* [EXERCISE REQUIREMENTS] Without the images, write out the whole listing exactly.

+++++

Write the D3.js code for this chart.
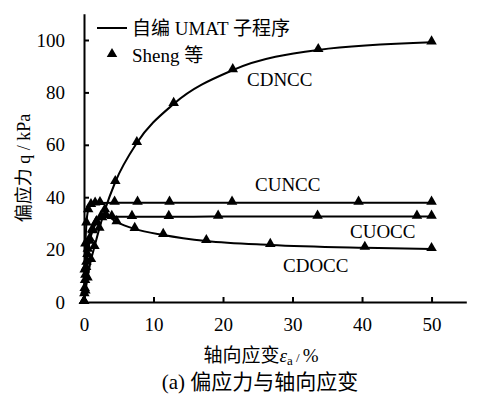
<!DOCTYPE html>
<html><head><meta charset="utf-8">
<script src="https://cdn.jsdelivr.net/npm/d3@7"></script>
<style>body{margin:0;background:#fff}svg{display:block}</style>
</head><body>
<svg id="c" width="478" height="399"></svg>
<script>
// ---- data ----
const seriesNames = ["CDNCC", "CUNCC", "CUOCC", "CDOCC"];
const cdnccStrain = [0, 0.2, 0.5, 1.0, 1.5, 2.2, 3.0, 4.5, 7.6, 12.9, 21.4, 33.7, 50];
const cdnccQ      = [0, 4, 9, 16, 21, 28, 35, 45.8, 60.7, 75.6, 88.5, 96.2, 99.1];
const cunccStrain = [0, 0.1, 0.2, 0.35, 0.6, 1.0, 1.6, 2.3, 4.4, 7.7, 12.3, 21.3, 39.5, 50];
const cunccQ      = [0, 12, 22, 30, 35, 37, 37.6, 37.8, 37.9, 37.9, 37.9, 37.9, 37.9, 37.9];
const cuoccStrain = [0, 0.1, 0.2, 0.35, 0.55, 0.8, 1.2, 1.8, 2.6, 4.0, 6.9, 12.2, 19.3, 33.6, 47.9, 50];
const cuoccQ      = [0, 5, 10, 15, 20, 24, 27.5, 30.5, 32.0, 32.5, 32.5, 32.5, 32.6, 32.6, 32.6, 32.6];
const cdoccStrain = [0, 0.05, 0.15, 0.3, 0.5, 0.8, 1.2, 1.7, 2.4, 3.2, 4.7, 7.3, 11.4, 17.6, 26.8, 40.4, 50];
const cdoccQ      = [0, 3, 8, 13, 18, 23, 27, 30, 32.3, 32.8, 30.5, 27.9, 25.6, 23.3, 21.8, 20.7, 20.2];
const xTicks = [0, 10, 20, 30, 40, 50];
const yTicks = [0, 20, 40, 60, 80, 100];
const legendLabels = ["自编 UMAT 子程序", "Sheng 等"];

const seriesData = [
  {name: seriesNames[0], x: cdnccStrain, y: cdnccQ},
  {name: seriesNames[1], x: cunccStrain, y: cunccQ},
  {name: seriesNames[2], x: cuoccStrain, y: cuoccQ},
  {name: seriesNames[3], x: cdoccStrain, y: cdoccQ}
];
const labelPos = {CDNCC: [247, 86], CUNCC: [255, 191], CUOCC: [350, 238], CDOCC: [283, 272]};

const FONT = "'Liberation Serif', 'Times New Roman', 'Noto Sans CJK SC', serif";
const svg = d3.select("#c");
const x = d3.scaleLinear().domain([0, 55]).range([84, 466.3]);
const y = d3.scaleLinear().domain([0, 110]).range([302, 13.8]);

// axes
const xAxis = d3.axisBottom(x).tickValues(xTicks).tickSize(-5).tickSizeOuter(0).tickPadding(16);
const yAxis = d3.axisLeft(y).tickValues(yTicks).tickSize(-5).tickSizeOuter(0).tickPadding(19);
const gx = svg.append("g").attr("transform", "translate(0,302)").call(xAxis);
const gy = svg.append("g").attr("transform", "translate(84,0)").call(yAxis);
[gx, gy].forEach(g => {
  g.select(".domain").attr("stroke", "#000").attr("stroke-width", 2);
  g.selectAll(".tick line").attr("stroke", "#000").attr("stroke-width", 2);
  g.selectAll(".tick text").attr("font-family", FONT).attr("font-size", 19).attr("fill", "#000");
});
gx.selectAll(".tick").filter(d => d === 0).select("line").remove();
gy.selectAll(".tick").filter(d => d === 0).select("line").remove();
gx.selectAll(".tick text").attr("dy", "0.71em");

// lines
const line = d3.line().x(d => x(d[0])).y(d => y(d[1])).curve(d3.curveMonotoneX);
const tri = d3.symbol().type(d3.symbolTriangle).size(48);
seriesData.forEach(s => {
  const pts = s.x.map((v, i) => [v, s.y[i]]);
  svg.append("path").attr("d", line(pts)).attr("fill", "none").attr("stroke", "#000").attr("stroke-width", 2);
  svg.append("g").selectAll("path").data(pts).join("path")
    .attr("d", tri).attr("transform", d => `translate(${x(d[0])},${y(d[1]) - 1})`).attr("fill", "#000");
  svg.append("text").attr("x", labelPos[s.name][0]).attr("y", labelPos[s.name][1])
    .attr("font-family", FONT).attr("font-size", 19).text(s.name);
});

// legend
svg.append("line").attr("x1", 97).attr("x2", 127).attr("y1", 28).attr("y2", 28).attr("stroke", "#000").attr("stroke-width", 2);
svg.append("text").attr("x", 132).attr("y", 35).attr("font-family", FONT).attr("font-size", 19).text(legendLabels[0]);
svg.append("path").attr("d", tri).attr("transform", "translate(112,54)").attr("fill", "#000");
svg.append("text").attr("x", 132).attr("y", 62).attr("font-family", FONT).attr("font-size", 19).text(legendLabels[1]);

// axis titles
const xt = svg.append("text").attr("x", 261).attr("y", 362).attr("text-anchor", "middle")
  .attr("font-family", FONT).attr("font-size", 19);
xt.append("tspan").text("轴向应变");
xt.append("tspan").attr("font-style", "italic").text("ε");
xt.append("tspan").attr("font-size", 13).attr("dy", 3).text("a");
xt.append("tspan").attr("font-size", 13).attr("dy", -3).text(" / ");
xt.append("tspan").text("%");

svg.append("text").attr("transform", "translate(30,168) rotate(-90)").attr("text-anchor", "middle")
  .attr("font-family", FONT).attr("font-size", 18).text("偏应力 q / kPa");

svg.append("text").attr("x", 260).attr("y", 389).attr("text-anchor", "middle")
  .attr("font-family", FONT).attr("font-size", 21).text("(a)  偏应力与轴向应变");
</script>
</body></html>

+++++

* [ANSWER TO THE TASK]
Write the D3.js code for this chart.
<!DOCTYPE html>
<html><head><meta charset="utf-8">
<script src="https://cdn.jsdelivr.net/npm/d3@7"></script>
<style>body{margin:0;background:#fff}svg{display:block}</style>
</head><body>
<svg id="c" width="478" height="399"></svg>
<script>
// ---- data ----
const seriesNames = ["CDNCC", "CUNCC", "CUOCC", "CDOCC"];
const cdnccStrain = [0, 0.2, 0.5, 1.0, 1.5, 2.2, 3.0, 4.5, 7.6, 12.9, 21.4, 33.7, 50];
const cdnccQ      = [0, 4, 9, 16, 21, 28, 35, 45.8, 60.7, 75.6, 88.5, 96.2, 99.1];
const cunccStrain = [0, 0.1, 0.2, 0.35, 0.6, 1.0, 1.6, 2.3, 4.4, 7.7, 12.3, 21.3, 39.5, 50];
const cunccQ      = [0, 12, 22, 30, 35, 37, 37.6, 37.8, 37.9, 37.9, 37.9, 37.9, 37.9, 37.9];
const cuoccStrain = [0, 0.1, 0.2, 0.35, 0.55, 0.8, 1.2, 1.8, 2.6, 4.0, 6.9, 12.2, 19.3, 33.6, 47.9, 50];
const cuoccQ      = [0, 5, 10, 15, 20, 24, 27.5, 30.5, 32.0, 32.5, 32.5, 32.5, 32.6, 32.6, 32.6, 32.6];
const cdoccStrain = [0, 0.05, 0.15, 0.3, 0.5, 0.8, 1.2, 1.7, 2.4, 3.2, 4.7, 7.3, 11.4, 17.6, 26.8, 40.4, 50];
const cdoccQ      = [0, 3, 8, 13, 18, 23, 27, 30, 32.3, 32.8, 30.5, 27.9, 25.6, 23.3, 21.8, 20.7, 20.2];
const xTicks = [0, 10, 20, 30, 40, 50];
const yTicks = [0, 20, 40, 60, 80, 100];
const legendLabels = ["自编 UMAT 子程序", "Sheng 等"];

const seriesData = [
  {name: seriesNames[0], x: cdnccStrain, y: cdnccQ},
  {name: seriesNames[1], x: cunccStrain, y: cunccQ},
  {name: seriesNames[2], x: cuoccStrain, y: cuoccQ},
  {name: seriesNames[3], x: cdoccStrain, y: cdoccQ}
];
const labelPos = {CDNCC: [247, 86], CUNCC: [255, 191], CUOCC: [350, 238], CDOCC: [283, 272]};

const FONT = "'Liberation Serif', 'Times New Roman', 'Noto Sans CJK SC', serif";
const svg = d3.select("#c");
const x = d3.scaleLinear().domain([0, 55]).range([84, 466.3]);
const y = d3.scaleLinear().domain([0, 110]).range([302, 13.8]);

// axes
const xAxis = d3.axisBottom(x).tickValues(xTicks).tickSize(-5).tickSizeOuter(0).tickPadding(16);
const yAxis = d3.axisLeft(y).tickValues(yTicks).tickSize(-5).tickSizeOuter(0).tickPadding(19);
const gx = svg.append("g").attr("transform", "translate(0,302)").call(xAxis);
const gy = svg.append("g").attr("transform", "translate(84,0)").call(yAxis);
[gx, gy].forEach(g => {
  g.select(".domain").attr("stroke", "#000").attr("stroke-width", 2);
  g.selectAll(".tick line").attr("stroke", "#000").attr("stroke-width", 2);
  g.selectAll(".tick text").attr("font-family", FONT).attr("font-size", 19).attr("fill", "#000");
});
gx.selectAll(".tick").filter(d => d === 0).select("line").remove();
gy.selectAll(".tick").filter(d => d === 0).select("line").remove();
gx.selectAll(".tick text").attr("dy", "0.71em");

// lines
const line = d3.line().x(d => x(d[0])).y(d => y(d[1])).curve(d3.curveMonotoneX);
const tri = d3.symbol().type(d3.symbolTriangle).size(48);
seriesData.forEach(s => {
  const pts = s.x.map((v, i) => [v, s.y[i]]);
  svg.append("path").attr("d", line(pts)).attr("fill", "none").attr("stroke", "#000").attr("stroke-width", 2);
  svg.append("g").selectAll("path").data(pts).join("path")
    .attr("d", tri).attr("transform", d => `translate(${x(d[0])},${y(d[1]) - 1})`).attr("fill", "#000");
  svg.append("text").attr("x", labelPos[s.name][0]).attr("y", labelPos[s.name][1])
    .attr("font-family", FONT).attr("font-size", 19).text(s.name);
});

// legend
svg.append("line").attr("x1", 97).attr("x2", 127).attr("y1", 28).attr("y2", 28).attr("stroke", "#000").attr("stroke-width", 2);
svg.append("text").attr("x", 132).attr("y", 35).attr("font-family", FONT).attr("font-size", 19).text(legendLabels[0]);
svg.append("path").attr("d", tri).attr("transform", "translate(112,54)").attr("fill", "#000");
svg.append("text").attr("x", 132).attr("y", 62).attr("font-family", FONT).attr("font-size", 19).text(legendLabels[1]);

// axis titles
const xt = svg.append("text").attr("x", 261).attr("y", 362).attr("text-anchor", "middle")
  .attr("font-family", FONT).attr("font-size", 19);
xt.append("tspan").text("轴向应变");
xt.append("tspan").attr("font-style", "italic").text("ε");
xt.append("tspan").attr("font-size", 13).attr("dy", 3).text("a");
xt.append("tspan").attr("font-size", 13).attr("dy", -3).text(" / ");
xt.append("tspan").text("%");

svg.append("text").attr("transform", "translate(30,168) rotate(-90)").attr("text-anchor", "middle")
  .attr("font-family", FONT).attr("font-size", 18).text("偏应力 q / kPa");

svg.append("text").attr("x", 260).attr("y", 389).attr("text-anchor", "middle")
  .attr("font-family", FONT).attr("font-size", 21).text("(a)  偏应力与轴向应变");
</script>
</body></html>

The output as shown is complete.